──────── Data for the task ────────
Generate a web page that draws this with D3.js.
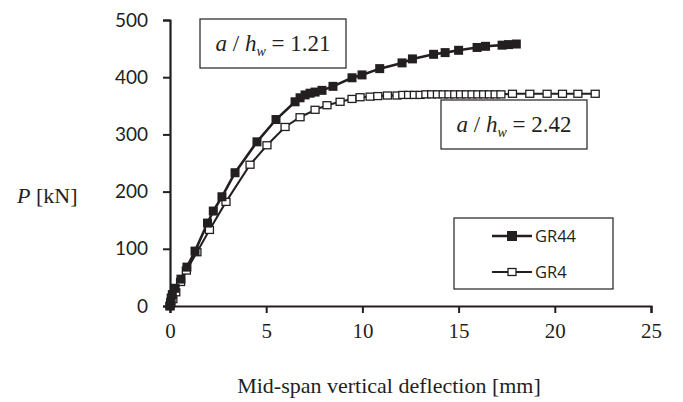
<!DOCTYPE html>
<html>
<head>
<meta charset="utf-8">
<script src="https://cdn.jsdelivr.net/npm/d3@7"></script>
<style>
  body { margin: 0; background: #fff; }
  svg { display: block; }
  .line { fill: none; stroke: #231f20; }
</style>
</head>
<body>
<script>
// data: [deflection mm, load kN]
const gr44 = [
  [0, 0], [0.03, 6], [0.06, 14], [0.12, 20], [0.26, 31], [0.57, 47], [0.88, 68],
  [1.3, 96], [1.95, 145], [2.25, 166], [2.7, 191], [3.38, 233], [4.52, 287],
  [5.51, 326], [6.5, 357], [6.76, 364], [7.02, 369], [7.28, 372], [7.54, 374],
  [7.9, 377], [8.47, 384], [9.46, 399], [9.98, 404], [10.9, 415], [12.06, 425],
  [12.6, 432], [13.7, 440], [14.3, 443], [15.0, 447], [15.96, 452], [16.4, 454],
  [17.26, 456], [17.6, 457], [18.0, 458]
]
const gr4 = [
  [0, 0], [0.05, 5], [0.15, 12], [0.3, 24], [0.55, 42], [0.85, 62], [1.4, 94],
  [2.05, 133], [2.91, 182], [4.16, 247], [5.04, 281], [5.98, 313], [6.76, 330],
  [7.54, 343], [8.16, 351], [8.84, 357], [9.46, 362], [9.88, 365], [10.4, 366],
  [10.8, 367], [11.3, 368], [11.8, 368], [12.1, 369], [12.4, 369], [12.7, 369],
  [13.0, 369], [13.3, 370], [13.6, 370], [13.9, 370], [14.2, 370], [14.5, 370],
  [14.8, 370], [15.1, 370], [15.4, 370], [15.7, 370], [16.0, 370], [16.3, 370],
  [16.6, 370], [16.9, 370], [17.2, 370], [17.8, 371], [18.7, 371], [19.6, 371],
  [20.4, 371], [21.2, 371], [22.1, 371]
]
const xTicks = [0, 5, 10, 15, 20, 25]
const yTicks = [0, 100, 200, 300, 400, 500]
const seriesNames = ["GR44", "GR4"]
const ratios = ["1.21", "2.42"]

//Margin Convention
const margin = {top: 20, right: 32, bottom: 96, left: 170}
const width = 683 - margin.left - margin.right
const height = 402 - margin.top - margin.bottom

const x = d3.scaleLinear().domain([0, 25]).range([0, width])
const y = d3.scaleLinear().domain([0, 500]).range([height, 0])

const root = d3.select("body").append("svg")
  .attr("width", 683)
  .attr("height", 402)

const svg = root.append("g")
  .attr("transform", "translate(" + margin.left + "," + margin.top + ")")

//axes
const xAxis = svg.append("g")
  .attr("transform", "translate(0," + height + ")")
  .call(d3.axisBottom(x).tickValues(xTicks).tickSize(7).tickPadding(10))
xAxis.select(".domain").attr("stroke", "#231f20").attr("stroke-width", 2.2)
xAxis.selectAll(".tick line").attr("stroke", "#231f20").attr("stroke-width", 2)
xAxis.selectAll(".tick text")
  .attr("font-family", "Liberation Serif, Times New Roman, serif")
  .attr("font-size", 21)
  .attr("fill", "#231f20")

const yAxis = svg.append("g")
  .call(d3.axisLeft(y).tickValues(yTicks).tickSize(7).tickPadding(15))
yAxis.select(".domain").attr("stroke", "#231f20").attr("stroke-width", 2.2)
yAxis.selectAll(".tick line").attr("stroke", "#231f20").attr("stroke-width", 2)
yAxis.selectAll(".tick text")
  .attr("font-family", "Lato, Open Sans, sans-serif")
  .attr("font-size", 19)
  .attr("fill", "#231f20")

//axis titles
root.append("text")
  .attr("x", 389)
  .attr("y", 393)
  .attr("text-anchor", "middle")
  .attr("font-family", "Liberation Serif, Times New Roman, serif")
  .attr("font-size", 22)
  .attr("fill", "#231f20")
  .text("Mid-span vertical deflection [mm]")

const pLabel = root.append("text")
  .attr("x", 17)
  .attr("y", 203)
  .attr("font-family", "Liberation Serif, Times New Roman, serif")
  .attr("font-size", 22)
  .attr("fill", "#231f20")
pLabel.append("tspan").attr("font-style", "italic").text("P")
pLabel.append("tspan").text(" [kN]")

//lines
const line = d3.line()
  .x(d => x(d[0]))
  .y(d => y(d[1]))

svg.append("path")
  .datum(gr4)
  .attr("class", "line")
  .attr("stroke-width", 2)
  .attr("d", line)

svg.append("path")
  .datum(gr44)
  .attr("class", "line")
  .attr("stroke-width", 2.6)
  .attr("d", line)

//markers
svg.selectAll(".gr4")
  .data(gr4)
  .enter().append("rect")
  .attr("class", "gr4")
  .attr("x", d => x(d[0]) - 4)
  .attr("y", d => y(d[1]) - 3.5)
  .attr("width", 8)
  .attr("height", 7)
  .attr("fill", "#fff")
  .attr("stroke", "#231f20")
  .attr("stroke-width", 1.3)

svg.selectAll(".gr44")
  .data(gr44)
  .enter().append("rect")
  .attr("class", "gr44")
  .attr("x", d => x(d[0]) - 4.5)
  .attr("y", d => y(d[1]) - 4.5)
  .attr("width", 9)
  .attr("height", 9)
  .attr("fill", "#231f20")

//annotation boxes
function ratioBox(bx, by, value) {
  root.append("rect")
    .attr("x", bx)
    .attr("y", by)
    .attr("width", 146)
    .attr("height", 49)
    .attr("fill", "#fff")
    .attr("stroke", "#231f20")
    .attr("stroke-width", 1.2)
  const t = root.append("text")
    .attr("x", bx + 73)
    .attr("y", by + 32)
    .attr("text-anchor", "middle")
    .attr("font-family", "Liberation Serif, Times New Roman, serif")
    .attr("font-size", 23)
    .attr("fill", "#231f20")
  t.append("tspan").attr("font-style", "italic").text("a")
  t.append("tspan").text(" / ")
  t.append("tspan").attr("font-style", "italic").text("h")
  t.append("tspan").attr("font-style", "italic").attr("font-size", 14).attr("dy", 5).text("w")
  t.append("tspan").attr("dy", -5).text(" = " + value)
}
ratioBox(200, 19, ratios[0])
ratioBox(441, 100, ratios[1])

//legend
const legend = root.append("g")
legend.append("rect")
  .attr("x", 454)
  .attr("y", 218)
  .attr("width", 159)
  .attr("height", 71)
  .attr("fill", "#fff")
  .attr("stroke", "#231f20")
  .attr("stroke-width", 1.2)

seriesNames.forEach(function(name, i) {
  const ly = 236 + i * 36
  legend.append("line")
    .attr("x1", 492).attr("x2", 532)
    .attr("y1", ly).attr("y2", ly)
    .attr("stroke", "#231f20")
    .attr("stroke-width", i === 0 ? 2.6 : 2)
  legend.append("rect")
    .attr("x", i === 0 ? 507 : 508)
    .attr("y", i === 0 ? ly - 5 : ly - 3.5)
    .attr("width", i === 0 ? 10 : 8)
    .attr("height", i === 0 ? 10 : 7)
    .attr("fill", i === 0 ? "#231f20" : "#fff")
    .attr("stroke", "#231f20")
    .attr("stroke-width", i === 0 ? 0 : 1.3)
  legend.append("text")
    .attr("x", 535)
    .attr("y", ly + 6)
    .attr("font-family", "Open Sans, Lato, sans-serif")
    .attr("font-size", 16.5)
    .attr("fill", "#231f20")
    .text(name)
})
</script>
</body>
</html>
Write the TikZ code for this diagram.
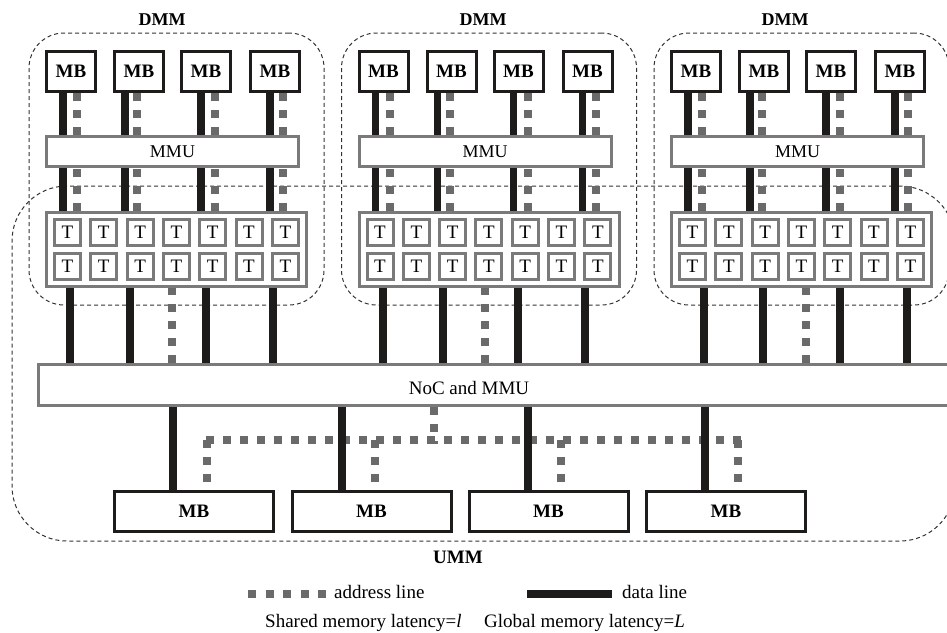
\documentclass[tikz,border=0pt]{standalone}
\usepackage{fontspec}
\setmainfont{Liberation Serif}
\usetikzlibrary{calc}
\definecolor{boxgray}{HTML}{7A7A7A}
\definecolor{dotgray}{HTML}{6A6A6A}
\definecolor{ink}{HTML}{1E1B1B}
\definecolor{dashgray}{HTML}{333333}
\tikzset{
  region/.style={draw=dashgray, line width=1pt, dash pattern=on 4pt off 3pt, inner sep=0pt, rectangle},
  mbbox/.style={draw=ink, line width=3pt, fill=white, minimum width=49pt, minimum height=40pt, inner sep=0pt, font=\fontsize{19}{19}\selectfont\bfseries},
  bmbbox/.style={mbbox, minimum width=159pt},
  graybox/.style={draw=boxgray, line width=3pt, fill=white, inner sep=0pt},
  mmubox/.style={graybox, minimum width=252pt, minimum height=30pt, font=\fontsize{18}{18}\selectfont},
  gridbox/.style={graybox, minimum width=260pt, minimum height=74pt},
  tbox/.style={graybox, minimum width=26pt, minimum height=26pt, font=\fontsize{19}{19}\selectfont},
  nocbox/.style={graybox, minimum width=921.5pt, minimum height=41pt},
  datal/.style={draw=ink, line width=7.5pt},
  addrl/.style={draw=dotgray, line width=8pt, dash pattern=on 8pt off 9pt},
  lbl/.style={inner sep=0pt, font=\fontsize{18}{18}\selectfont\bfseries},
  legtext/.style={inner sep=0pt, anchor=base west, font=\fontsize{19}{19}\selectfont},
}
\begin{document}
\begin{tikzpicture}[x=1pt,y=-1pt]
\useasboundingbox (0,0) rectangle (947,632);
% UMM region
\node[region, rounded corners=55pt, minimum width=943pt, minimum height=355pt] (umm) at (483.5,363.5) {};
\node[lbl, font=\fontsize{19}{19}\selectfont\bfseries] (ummlbl) at (458,557.5) {UMM};
% DMM groups
\foreach \g/\o/\lx in {1/0/162,2/312.5/483,3/625/785} {
  \node[region, rounded corners=35pt, minimum width=295pt, minimum height=272pt] (dmm\g) at (176.5+\o,169) {};
  \node[lbl] (dmmlbl\g) at (\lx,19.5) {DMM};
  \foreach \i/\mx in {1/71,2/139,3/206,4/275}
    \node[mbbox] (mb\g\i) at (\mx+\o,71.5) {MB};
  \node[mmubox] (mmu\g) at (172.5+\o,151.5) {MMU};
  \node[gridbox] (grid\g) at (176.5+\o,249.5) {};
  \foreach \c in {0,...,6} {
    \node[tbox] (t\g a\c) at (67.5+36.3*\c+\o,232.5) {T};
    \node[tbox] (t\g b\c) at (67.5+36.3*\c+\o,266.5) {T};
  }
  \foreach \i/\dx/\ax in {1/63/77,2/125/137,3/201/215,4/270/283} {
    \path (\dx+\o,0) coordinate (d\g\i) (\ax+\o,0) coordinate (a\g\i);
    \draw[datal] (d\g\i |- mb\g\i.south) -- (d\g\i |- mmu\g.north);
    \draw[datal] (d\g\i |- mmu\g.south) -- (d\g\i |- grid\g.north);
    \draw[addrl] (a\g\i |- mmu\g.north) -- (a\g\i |- mb\g\i.south);
    \draw[addrl] (a\g\i |- grid\g.north) -- (a\g\i |- mmu\g.south);
  }
}
% NoC
\node[nocbox] (noc) at (499.25,385) {};
\node[inner sep=0pt, font=\fontsize{19}{19}\selectfont] (noctext) at (469,388) {NoC and MMU};
\foreach \g/\xa/\xb/\xc/\xd/\xad in {1/70/130/206/273/172, 2/383/443/518/585/485, 3/704/763/840/907/806} {
  \foreach \x in {\xa,\xb,\xc,\xd} {
    \path (\x,0) coordinate (ld);
    \draw[datal] (ld |- grid\g.south) -- (ld |- noc.north);
  }
  \path (\xad,0) coordinate (la);
  \draw[addrl] (la |- noc.north) -- (la |- grid\g.south);
}
% bottom memory blocks
\coordinate (busL) at (206,440);
\coordinate (busR) at (742,440);
\coordinate (busT) at (434,444);
\draw[addrl] (busL) -- (busR);
\draw[addrl] (busT |- noc.south) -- (busT);
\foreach \i/\cx/\dx/\ax in {1/194/173/207, 2/371.5/342/375, 3/548.5/528/561, 4/726/705/738} {
  \node[bmbbox] (bmb\i) at (\cx,511.5) {MB};
  \path (\dx,0) coordinate (bd\i) (\ax,440) coordinate (ba\i);
  \draw[datal] (bd\i |- noc.south) -- (bd\i |- bmb\i.north);
  \draw[addrl, dash phase=9pt] (ba\i |- bmb\i.north) -- (ba\i);
}
% legend
\coordinate (lgA1) at (248,594);
\coordinate (lgA2) at (326,594);
\draw[addrl, dash pattern=on 8pt off 9.5pt] (lgA1) -- (lgA2);
\node[legtext] (lgAtext) at (334,598) {address line};
\coordinate (lgD1) at (527,594);
\coordinate (lgD2) at (612,594);
\draw[datal, line width=8pt] (lgD1) -- (lgD2);
\node[legtext] (lgDtext) at (622,598) {data line};
\node[legtext] (lgS) at (265,627) {Shared memory latency=\textit{l}};
\node[legtext] (lgG) at (484,627) {Global memory latency=\textit{L}};
\end{tikzpicture}
\end{document}
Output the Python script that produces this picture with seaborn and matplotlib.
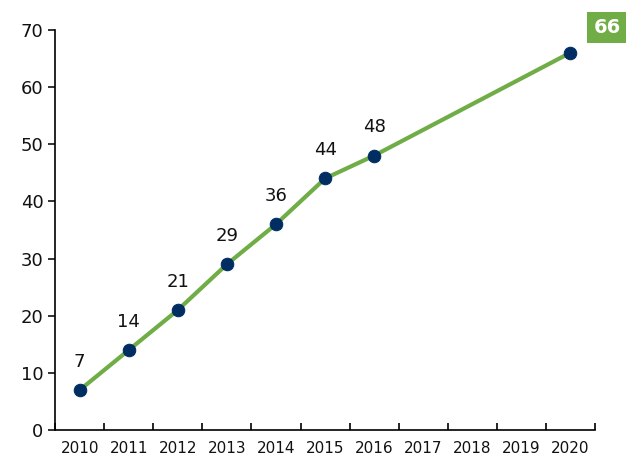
import numpy as np
import seaborn as sns
import matplotlib.pyplot as plt

# Data
years = [2010, 2011, 2012, 2013, 2014, 2015, 2016, 2020]
values = [7, 14, 21, 29, 36, 44, 48, 66]
axis_years = list(range(2010, 2021))

sns.set_style("white")
plt.rcParams["font.family"] = ["DejaVu Sans"]

fig = plt.figure(figsize=(6.27, 4.58), dpi=100)
ax = fig.add_axes([0.088, 0.061, 0.861, 0.874])

sns.lineplot(x=years, y=values, ax=ax, color="#70AD47", linewidth=3,
             marker="o", markersize=9, markerfacecolor="#002D62",
             markeredgecolor="#002D62")

# point labels (last one gets the green box)
for x, v in zip(years[:-1], values[:-1]):
    ax.annotate(str(v), (x, v), xytext=(0, 14), textcoords="offset points",
                ha="center", va="bottom", fontsize=13, color="#111111")

fig.text(0.968, 0.94, str(values[-1]), ha="center", va="center", fontsize=14,
         fontweight="bold", color="white",
         bbox=dict(boxstyle="square,pad=0.3", facecolor="#70AD47", edgecolor="none"))

ax.set_xlim(2009.5, 2020.5)
ax.set_ylim(0, 70)
ax.set_yticks(range(0, 71, 10))
ax.set_xticks(axis_years)
ax.set_xticklabels([str(y) for y in axis_years], fontsize=11)
ax.set_xticks(np.arange(2009.5, 2021, 1), minor=True)
ax.tick_params(axis="x", which="major", length=0, pad=8, colors="#111111")
ax.tick_params(axis="x", which="minor", bottom=True, direction="in", length=5,
               width=1.2, color="black")
ax.tick_params(axis="y", direction="out", length=5, width=1.2, labelsize=13,
               left=True, colors="#111111")

sns.despine(ax=ax)
for s in ["left", "bottom"]:
    ax.spines[s].set_color("black")
    ax.spines[s].set_linewidth(1.2)

fig.savefig("out.png", dpi=100)
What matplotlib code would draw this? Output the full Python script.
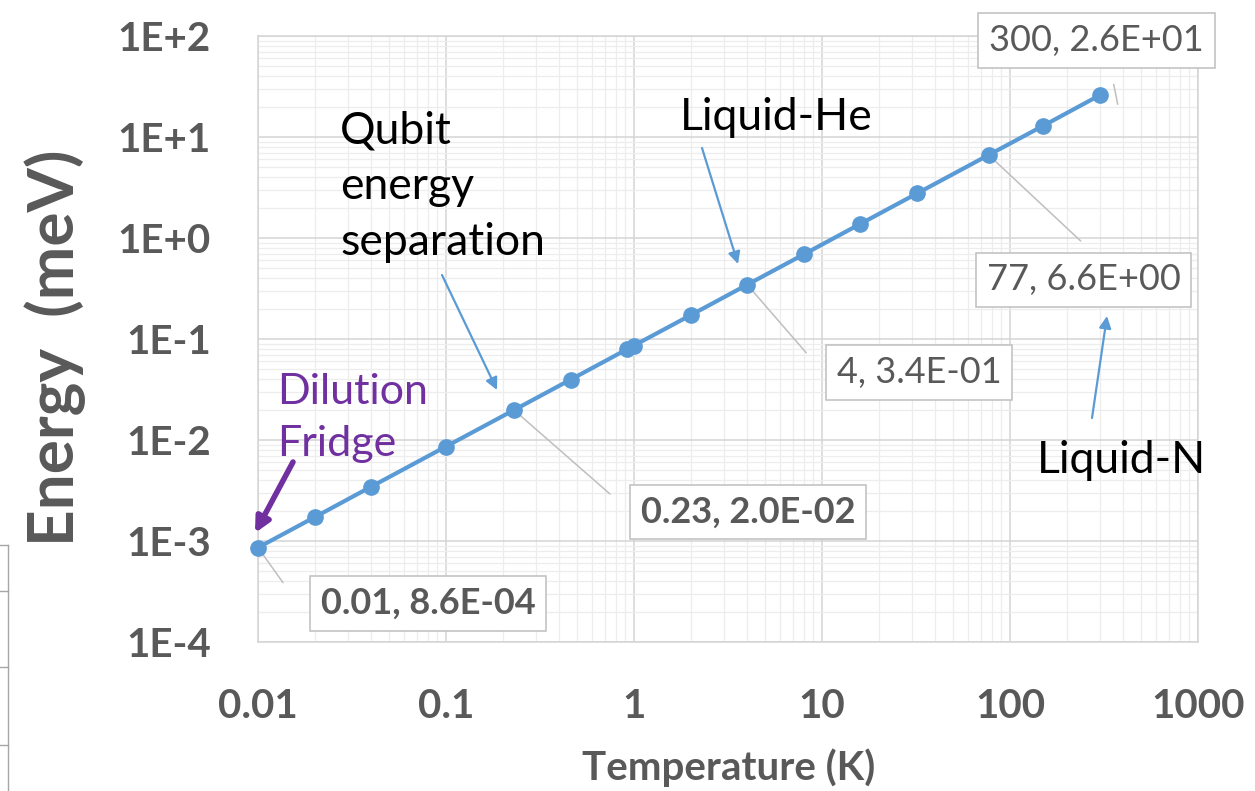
────────
**Goal**
Search the records for the word "that" and copy every line where it occurs.

**Output for this exercise**
Generate a web page that draws this with D3.js.
Output the Python script that produces this picture with seaborn and matplotlib.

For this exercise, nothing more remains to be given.